In the listing that follows, count each line containing the string "using" and report only the count.

··· RECORD EXCERPTS

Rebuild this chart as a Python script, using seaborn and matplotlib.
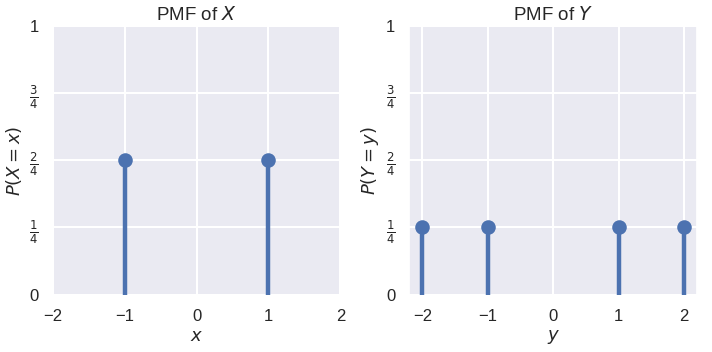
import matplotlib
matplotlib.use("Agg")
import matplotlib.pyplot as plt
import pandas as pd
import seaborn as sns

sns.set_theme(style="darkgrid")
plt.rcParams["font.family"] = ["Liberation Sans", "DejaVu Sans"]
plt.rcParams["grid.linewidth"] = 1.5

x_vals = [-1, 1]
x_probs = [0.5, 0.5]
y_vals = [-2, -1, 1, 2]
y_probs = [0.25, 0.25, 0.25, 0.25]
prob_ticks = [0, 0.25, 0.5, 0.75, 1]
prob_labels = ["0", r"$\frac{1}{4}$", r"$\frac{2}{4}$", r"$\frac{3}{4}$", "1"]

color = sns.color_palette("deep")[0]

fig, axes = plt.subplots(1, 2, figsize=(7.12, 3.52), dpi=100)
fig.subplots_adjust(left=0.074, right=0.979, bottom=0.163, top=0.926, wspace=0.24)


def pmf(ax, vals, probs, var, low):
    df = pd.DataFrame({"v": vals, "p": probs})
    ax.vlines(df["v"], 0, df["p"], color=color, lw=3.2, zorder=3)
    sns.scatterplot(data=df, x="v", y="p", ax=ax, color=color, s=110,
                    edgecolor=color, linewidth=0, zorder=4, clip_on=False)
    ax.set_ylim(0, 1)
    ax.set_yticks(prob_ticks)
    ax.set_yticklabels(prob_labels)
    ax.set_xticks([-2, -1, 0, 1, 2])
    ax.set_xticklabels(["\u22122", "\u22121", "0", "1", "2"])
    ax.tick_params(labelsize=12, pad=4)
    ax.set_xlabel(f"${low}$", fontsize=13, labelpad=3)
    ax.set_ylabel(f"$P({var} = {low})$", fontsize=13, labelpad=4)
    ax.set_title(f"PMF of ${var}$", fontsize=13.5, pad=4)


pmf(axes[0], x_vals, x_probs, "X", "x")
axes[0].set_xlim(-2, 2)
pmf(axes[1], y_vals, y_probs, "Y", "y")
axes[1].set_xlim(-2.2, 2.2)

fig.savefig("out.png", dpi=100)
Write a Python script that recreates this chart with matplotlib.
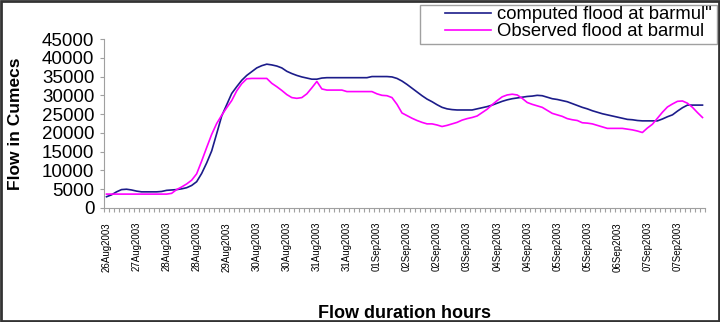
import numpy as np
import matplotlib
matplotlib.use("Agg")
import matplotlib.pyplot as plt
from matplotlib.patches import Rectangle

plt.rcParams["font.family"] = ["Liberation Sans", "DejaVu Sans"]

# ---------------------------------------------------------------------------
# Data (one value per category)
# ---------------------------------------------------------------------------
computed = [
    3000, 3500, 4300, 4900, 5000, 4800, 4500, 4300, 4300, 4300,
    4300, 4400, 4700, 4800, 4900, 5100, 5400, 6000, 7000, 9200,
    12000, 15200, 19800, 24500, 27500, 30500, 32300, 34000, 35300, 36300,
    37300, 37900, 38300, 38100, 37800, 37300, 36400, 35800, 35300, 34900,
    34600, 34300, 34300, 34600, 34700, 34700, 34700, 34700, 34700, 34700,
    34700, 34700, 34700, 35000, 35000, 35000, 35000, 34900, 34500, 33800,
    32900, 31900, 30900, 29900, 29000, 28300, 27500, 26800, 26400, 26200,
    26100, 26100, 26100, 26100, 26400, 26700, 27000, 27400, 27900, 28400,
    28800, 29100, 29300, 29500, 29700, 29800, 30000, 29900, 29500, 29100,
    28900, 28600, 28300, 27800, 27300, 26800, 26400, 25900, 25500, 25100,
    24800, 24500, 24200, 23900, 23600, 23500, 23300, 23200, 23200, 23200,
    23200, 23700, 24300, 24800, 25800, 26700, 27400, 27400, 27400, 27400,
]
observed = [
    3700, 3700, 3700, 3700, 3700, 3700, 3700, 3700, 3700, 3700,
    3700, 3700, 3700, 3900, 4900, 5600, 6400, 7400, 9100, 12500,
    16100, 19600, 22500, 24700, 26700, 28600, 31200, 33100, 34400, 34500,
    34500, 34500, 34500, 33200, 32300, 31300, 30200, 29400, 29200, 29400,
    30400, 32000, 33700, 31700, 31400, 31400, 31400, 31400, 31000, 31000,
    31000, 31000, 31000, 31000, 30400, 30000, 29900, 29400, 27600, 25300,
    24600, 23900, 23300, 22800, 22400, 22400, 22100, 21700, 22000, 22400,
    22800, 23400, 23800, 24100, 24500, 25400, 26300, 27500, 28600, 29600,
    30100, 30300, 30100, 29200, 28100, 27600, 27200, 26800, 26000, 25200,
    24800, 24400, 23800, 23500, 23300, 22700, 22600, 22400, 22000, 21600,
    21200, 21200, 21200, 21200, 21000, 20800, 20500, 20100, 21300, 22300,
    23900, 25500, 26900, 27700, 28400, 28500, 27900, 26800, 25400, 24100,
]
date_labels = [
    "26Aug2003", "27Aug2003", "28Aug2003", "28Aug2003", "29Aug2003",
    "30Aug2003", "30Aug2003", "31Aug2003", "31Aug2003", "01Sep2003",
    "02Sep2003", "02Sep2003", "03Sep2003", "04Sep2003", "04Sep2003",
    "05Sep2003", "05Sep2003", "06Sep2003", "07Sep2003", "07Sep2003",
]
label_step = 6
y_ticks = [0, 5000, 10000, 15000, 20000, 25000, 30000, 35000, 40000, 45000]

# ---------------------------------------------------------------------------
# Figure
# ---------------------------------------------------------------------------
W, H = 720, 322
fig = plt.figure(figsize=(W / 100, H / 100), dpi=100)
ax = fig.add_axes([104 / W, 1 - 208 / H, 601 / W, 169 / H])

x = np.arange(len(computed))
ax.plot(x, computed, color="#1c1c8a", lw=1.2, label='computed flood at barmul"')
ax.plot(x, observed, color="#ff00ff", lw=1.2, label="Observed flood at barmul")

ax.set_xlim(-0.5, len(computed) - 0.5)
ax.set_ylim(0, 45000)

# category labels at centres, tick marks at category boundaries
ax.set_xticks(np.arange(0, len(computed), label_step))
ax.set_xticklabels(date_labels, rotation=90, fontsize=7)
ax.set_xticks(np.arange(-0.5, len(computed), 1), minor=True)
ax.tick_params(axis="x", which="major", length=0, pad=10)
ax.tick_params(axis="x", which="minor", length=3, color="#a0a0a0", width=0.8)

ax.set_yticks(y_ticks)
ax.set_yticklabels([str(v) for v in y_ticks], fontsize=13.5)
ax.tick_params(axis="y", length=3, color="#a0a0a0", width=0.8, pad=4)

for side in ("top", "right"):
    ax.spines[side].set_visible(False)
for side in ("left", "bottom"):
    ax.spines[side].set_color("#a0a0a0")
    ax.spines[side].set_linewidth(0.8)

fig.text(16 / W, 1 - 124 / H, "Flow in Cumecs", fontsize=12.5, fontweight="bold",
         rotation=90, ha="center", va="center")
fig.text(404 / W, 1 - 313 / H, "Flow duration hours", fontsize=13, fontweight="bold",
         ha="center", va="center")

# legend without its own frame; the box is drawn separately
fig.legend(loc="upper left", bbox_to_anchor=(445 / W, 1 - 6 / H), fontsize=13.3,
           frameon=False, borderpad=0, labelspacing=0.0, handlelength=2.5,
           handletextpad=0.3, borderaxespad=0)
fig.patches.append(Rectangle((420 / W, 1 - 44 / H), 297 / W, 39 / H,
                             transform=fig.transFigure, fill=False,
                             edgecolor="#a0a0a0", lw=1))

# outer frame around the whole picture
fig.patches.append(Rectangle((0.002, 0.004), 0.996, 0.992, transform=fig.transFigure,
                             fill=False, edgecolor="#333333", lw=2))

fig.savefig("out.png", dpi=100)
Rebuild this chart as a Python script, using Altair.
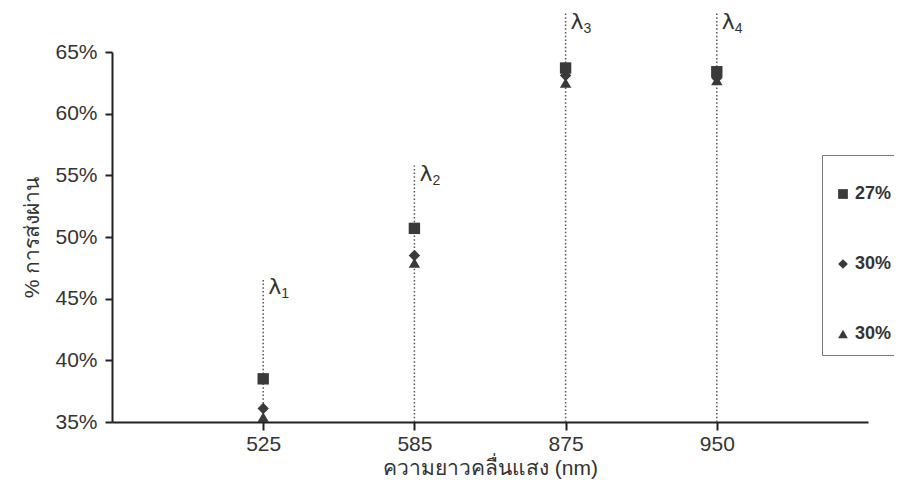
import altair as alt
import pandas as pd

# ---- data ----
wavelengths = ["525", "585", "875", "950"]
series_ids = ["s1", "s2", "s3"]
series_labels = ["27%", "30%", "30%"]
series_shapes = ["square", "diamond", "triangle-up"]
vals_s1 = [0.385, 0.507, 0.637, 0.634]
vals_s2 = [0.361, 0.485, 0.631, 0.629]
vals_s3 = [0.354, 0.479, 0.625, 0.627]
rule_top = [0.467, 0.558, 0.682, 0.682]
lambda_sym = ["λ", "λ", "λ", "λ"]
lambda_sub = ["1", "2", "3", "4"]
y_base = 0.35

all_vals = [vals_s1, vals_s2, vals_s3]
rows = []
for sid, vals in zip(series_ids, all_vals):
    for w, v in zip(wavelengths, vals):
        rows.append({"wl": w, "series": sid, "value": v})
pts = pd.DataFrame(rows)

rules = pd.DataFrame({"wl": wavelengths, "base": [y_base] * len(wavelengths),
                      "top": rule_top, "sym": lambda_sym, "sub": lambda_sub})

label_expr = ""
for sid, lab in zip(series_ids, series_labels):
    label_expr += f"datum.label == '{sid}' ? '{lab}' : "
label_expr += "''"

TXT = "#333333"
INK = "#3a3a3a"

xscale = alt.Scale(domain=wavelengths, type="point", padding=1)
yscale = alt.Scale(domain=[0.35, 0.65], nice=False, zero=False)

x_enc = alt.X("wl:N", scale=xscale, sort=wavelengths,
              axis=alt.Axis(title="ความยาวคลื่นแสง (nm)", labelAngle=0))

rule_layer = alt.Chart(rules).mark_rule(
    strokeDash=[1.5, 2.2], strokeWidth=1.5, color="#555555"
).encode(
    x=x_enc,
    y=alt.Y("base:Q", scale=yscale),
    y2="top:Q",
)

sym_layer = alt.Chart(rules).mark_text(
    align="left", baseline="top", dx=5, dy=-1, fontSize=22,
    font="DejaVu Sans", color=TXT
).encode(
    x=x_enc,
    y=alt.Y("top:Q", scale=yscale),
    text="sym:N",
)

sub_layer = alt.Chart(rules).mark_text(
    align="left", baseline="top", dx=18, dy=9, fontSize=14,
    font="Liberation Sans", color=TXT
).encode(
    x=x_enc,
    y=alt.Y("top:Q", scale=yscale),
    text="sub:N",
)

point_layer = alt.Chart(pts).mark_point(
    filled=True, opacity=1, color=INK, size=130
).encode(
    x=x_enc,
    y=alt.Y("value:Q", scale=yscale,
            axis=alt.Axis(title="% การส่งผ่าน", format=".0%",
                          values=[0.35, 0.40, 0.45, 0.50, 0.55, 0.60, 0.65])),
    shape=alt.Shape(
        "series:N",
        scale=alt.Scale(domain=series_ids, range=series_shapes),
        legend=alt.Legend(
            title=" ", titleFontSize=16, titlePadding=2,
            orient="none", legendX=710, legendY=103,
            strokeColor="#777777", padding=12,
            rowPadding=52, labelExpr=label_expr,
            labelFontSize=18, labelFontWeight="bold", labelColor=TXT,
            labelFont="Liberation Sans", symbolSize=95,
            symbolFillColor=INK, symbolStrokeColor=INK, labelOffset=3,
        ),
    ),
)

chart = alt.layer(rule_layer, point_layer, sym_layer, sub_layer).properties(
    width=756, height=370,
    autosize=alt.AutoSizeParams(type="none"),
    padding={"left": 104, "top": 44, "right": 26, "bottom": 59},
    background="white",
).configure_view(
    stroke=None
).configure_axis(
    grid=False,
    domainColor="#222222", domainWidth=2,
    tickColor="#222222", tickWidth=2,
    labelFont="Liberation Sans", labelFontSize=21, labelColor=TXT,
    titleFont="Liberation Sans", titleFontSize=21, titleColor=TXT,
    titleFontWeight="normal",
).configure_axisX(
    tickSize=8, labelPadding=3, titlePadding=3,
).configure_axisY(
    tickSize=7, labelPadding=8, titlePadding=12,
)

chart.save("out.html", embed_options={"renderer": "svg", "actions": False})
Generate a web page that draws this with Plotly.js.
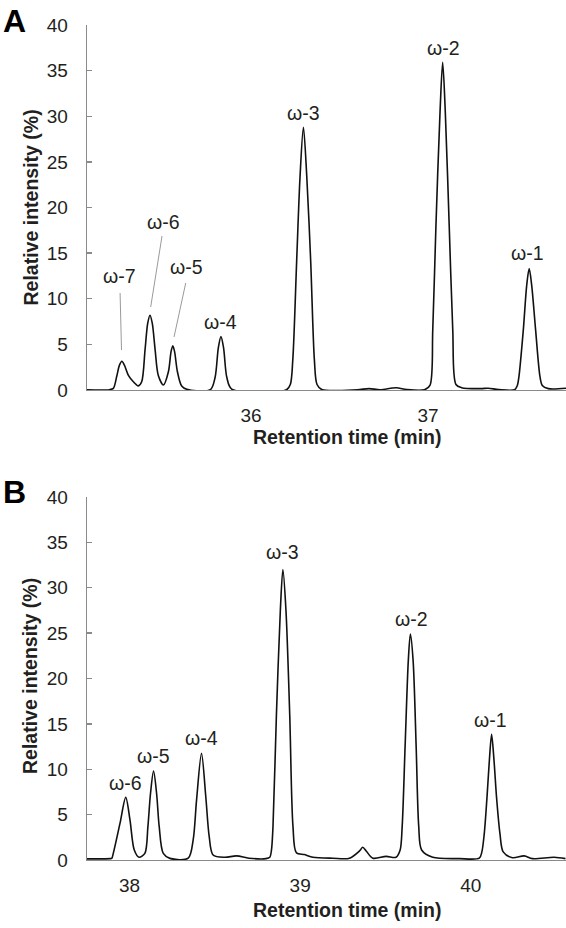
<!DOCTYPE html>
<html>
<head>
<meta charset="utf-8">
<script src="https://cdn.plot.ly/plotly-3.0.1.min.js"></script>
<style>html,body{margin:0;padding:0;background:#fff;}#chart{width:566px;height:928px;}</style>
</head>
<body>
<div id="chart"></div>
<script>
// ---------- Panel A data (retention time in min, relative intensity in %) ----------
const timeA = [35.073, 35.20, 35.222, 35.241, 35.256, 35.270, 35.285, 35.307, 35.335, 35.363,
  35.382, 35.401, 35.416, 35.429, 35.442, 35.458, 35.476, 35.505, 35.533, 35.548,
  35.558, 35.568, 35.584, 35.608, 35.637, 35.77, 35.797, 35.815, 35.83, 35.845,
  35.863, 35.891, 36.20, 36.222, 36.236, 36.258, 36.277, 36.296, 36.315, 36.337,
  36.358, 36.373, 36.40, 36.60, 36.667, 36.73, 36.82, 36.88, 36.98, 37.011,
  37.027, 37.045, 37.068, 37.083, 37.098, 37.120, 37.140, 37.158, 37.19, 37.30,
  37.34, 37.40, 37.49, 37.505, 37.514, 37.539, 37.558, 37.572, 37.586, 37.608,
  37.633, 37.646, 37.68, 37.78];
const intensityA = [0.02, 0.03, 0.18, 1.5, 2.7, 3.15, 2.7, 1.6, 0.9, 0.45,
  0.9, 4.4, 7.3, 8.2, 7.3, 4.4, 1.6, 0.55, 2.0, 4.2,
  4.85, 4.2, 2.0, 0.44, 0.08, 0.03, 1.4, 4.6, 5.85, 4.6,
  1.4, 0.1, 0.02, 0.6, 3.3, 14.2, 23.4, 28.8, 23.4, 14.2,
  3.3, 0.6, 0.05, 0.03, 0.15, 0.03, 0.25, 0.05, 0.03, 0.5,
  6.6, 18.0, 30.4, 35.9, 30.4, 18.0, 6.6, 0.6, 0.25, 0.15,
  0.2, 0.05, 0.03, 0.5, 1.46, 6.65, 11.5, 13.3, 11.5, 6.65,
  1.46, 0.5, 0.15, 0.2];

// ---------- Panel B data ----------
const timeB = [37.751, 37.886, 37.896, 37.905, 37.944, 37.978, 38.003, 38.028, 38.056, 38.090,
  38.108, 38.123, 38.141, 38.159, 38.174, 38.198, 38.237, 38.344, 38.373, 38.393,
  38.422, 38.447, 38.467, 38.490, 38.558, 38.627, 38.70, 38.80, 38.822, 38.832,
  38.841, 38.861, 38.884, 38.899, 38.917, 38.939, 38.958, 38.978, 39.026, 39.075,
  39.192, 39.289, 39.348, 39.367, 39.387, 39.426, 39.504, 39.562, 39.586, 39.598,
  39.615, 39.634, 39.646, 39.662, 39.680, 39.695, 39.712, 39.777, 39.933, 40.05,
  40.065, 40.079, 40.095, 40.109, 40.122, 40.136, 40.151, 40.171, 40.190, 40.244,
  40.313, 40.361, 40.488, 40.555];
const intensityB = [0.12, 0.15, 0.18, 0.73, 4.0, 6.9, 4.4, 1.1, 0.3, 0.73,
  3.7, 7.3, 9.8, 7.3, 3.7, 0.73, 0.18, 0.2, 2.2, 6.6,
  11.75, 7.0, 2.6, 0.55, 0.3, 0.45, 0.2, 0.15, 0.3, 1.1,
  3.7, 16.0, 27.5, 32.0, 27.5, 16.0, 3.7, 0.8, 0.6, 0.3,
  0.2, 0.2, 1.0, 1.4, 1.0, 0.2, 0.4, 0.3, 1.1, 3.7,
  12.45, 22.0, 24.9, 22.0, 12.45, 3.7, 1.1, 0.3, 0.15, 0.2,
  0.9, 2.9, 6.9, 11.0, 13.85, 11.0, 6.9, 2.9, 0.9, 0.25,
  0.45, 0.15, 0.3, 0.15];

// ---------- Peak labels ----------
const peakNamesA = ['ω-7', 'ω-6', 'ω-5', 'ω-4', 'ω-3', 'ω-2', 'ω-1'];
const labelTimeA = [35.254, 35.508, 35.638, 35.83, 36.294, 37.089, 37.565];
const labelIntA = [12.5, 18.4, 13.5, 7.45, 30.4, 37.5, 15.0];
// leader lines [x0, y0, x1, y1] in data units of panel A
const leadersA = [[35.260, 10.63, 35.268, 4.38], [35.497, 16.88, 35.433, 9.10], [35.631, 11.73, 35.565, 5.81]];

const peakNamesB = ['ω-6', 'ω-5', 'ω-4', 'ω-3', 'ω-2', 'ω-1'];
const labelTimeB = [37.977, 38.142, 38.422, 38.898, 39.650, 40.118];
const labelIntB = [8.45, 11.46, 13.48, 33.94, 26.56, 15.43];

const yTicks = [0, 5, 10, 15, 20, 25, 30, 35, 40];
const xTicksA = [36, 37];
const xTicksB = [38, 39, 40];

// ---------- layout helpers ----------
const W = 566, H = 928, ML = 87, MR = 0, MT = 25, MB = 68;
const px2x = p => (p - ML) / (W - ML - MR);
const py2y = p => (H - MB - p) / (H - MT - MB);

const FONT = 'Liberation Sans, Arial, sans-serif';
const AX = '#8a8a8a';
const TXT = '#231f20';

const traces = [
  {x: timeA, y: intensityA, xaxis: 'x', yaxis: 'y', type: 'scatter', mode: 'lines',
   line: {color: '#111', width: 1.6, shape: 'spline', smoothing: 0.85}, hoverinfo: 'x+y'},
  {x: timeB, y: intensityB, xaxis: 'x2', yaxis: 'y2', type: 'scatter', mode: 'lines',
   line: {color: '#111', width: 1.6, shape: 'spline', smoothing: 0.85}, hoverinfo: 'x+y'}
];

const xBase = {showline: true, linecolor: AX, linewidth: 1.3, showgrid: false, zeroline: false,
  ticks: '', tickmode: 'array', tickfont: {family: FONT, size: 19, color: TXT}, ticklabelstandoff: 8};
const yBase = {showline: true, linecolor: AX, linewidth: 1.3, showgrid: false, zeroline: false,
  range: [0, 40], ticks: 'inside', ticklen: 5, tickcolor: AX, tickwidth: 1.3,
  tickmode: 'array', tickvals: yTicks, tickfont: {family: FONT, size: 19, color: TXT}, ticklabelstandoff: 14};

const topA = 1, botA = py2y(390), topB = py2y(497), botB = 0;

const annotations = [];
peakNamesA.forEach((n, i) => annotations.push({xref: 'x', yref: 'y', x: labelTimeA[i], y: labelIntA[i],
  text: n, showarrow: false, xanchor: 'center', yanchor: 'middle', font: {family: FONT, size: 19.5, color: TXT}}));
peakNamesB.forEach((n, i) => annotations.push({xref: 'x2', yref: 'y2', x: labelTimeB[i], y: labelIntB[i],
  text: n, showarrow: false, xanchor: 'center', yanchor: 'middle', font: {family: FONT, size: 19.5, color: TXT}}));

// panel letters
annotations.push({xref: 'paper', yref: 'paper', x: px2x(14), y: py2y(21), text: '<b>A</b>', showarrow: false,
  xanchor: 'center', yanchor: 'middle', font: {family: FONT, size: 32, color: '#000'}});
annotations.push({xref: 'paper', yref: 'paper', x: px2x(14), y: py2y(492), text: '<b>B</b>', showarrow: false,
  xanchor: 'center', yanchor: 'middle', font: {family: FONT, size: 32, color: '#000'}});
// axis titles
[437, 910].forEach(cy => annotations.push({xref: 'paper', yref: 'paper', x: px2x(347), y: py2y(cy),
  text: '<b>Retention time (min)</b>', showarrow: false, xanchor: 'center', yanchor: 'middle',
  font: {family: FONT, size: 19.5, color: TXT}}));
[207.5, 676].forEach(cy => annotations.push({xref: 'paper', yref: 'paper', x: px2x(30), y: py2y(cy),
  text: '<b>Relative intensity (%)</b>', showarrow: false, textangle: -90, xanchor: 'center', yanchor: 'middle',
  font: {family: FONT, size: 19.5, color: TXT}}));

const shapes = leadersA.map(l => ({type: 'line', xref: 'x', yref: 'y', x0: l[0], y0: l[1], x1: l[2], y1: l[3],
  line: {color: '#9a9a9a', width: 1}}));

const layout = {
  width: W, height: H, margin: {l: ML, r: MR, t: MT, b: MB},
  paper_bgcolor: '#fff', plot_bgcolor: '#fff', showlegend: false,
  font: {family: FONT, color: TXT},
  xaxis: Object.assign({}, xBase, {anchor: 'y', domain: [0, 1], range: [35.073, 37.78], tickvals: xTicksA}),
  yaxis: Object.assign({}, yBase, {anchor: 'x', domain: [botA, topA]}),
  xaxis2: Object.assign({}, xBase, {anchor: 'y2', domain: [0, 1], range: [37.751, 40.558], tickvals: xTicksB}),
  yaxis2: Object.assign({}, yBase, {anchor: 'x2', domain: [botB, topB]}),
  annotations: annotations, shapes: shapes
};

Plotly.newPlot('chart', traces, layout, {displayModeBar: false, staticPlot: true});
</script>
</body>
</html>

······

#### [RESULT OF THIS EXERCISE]
2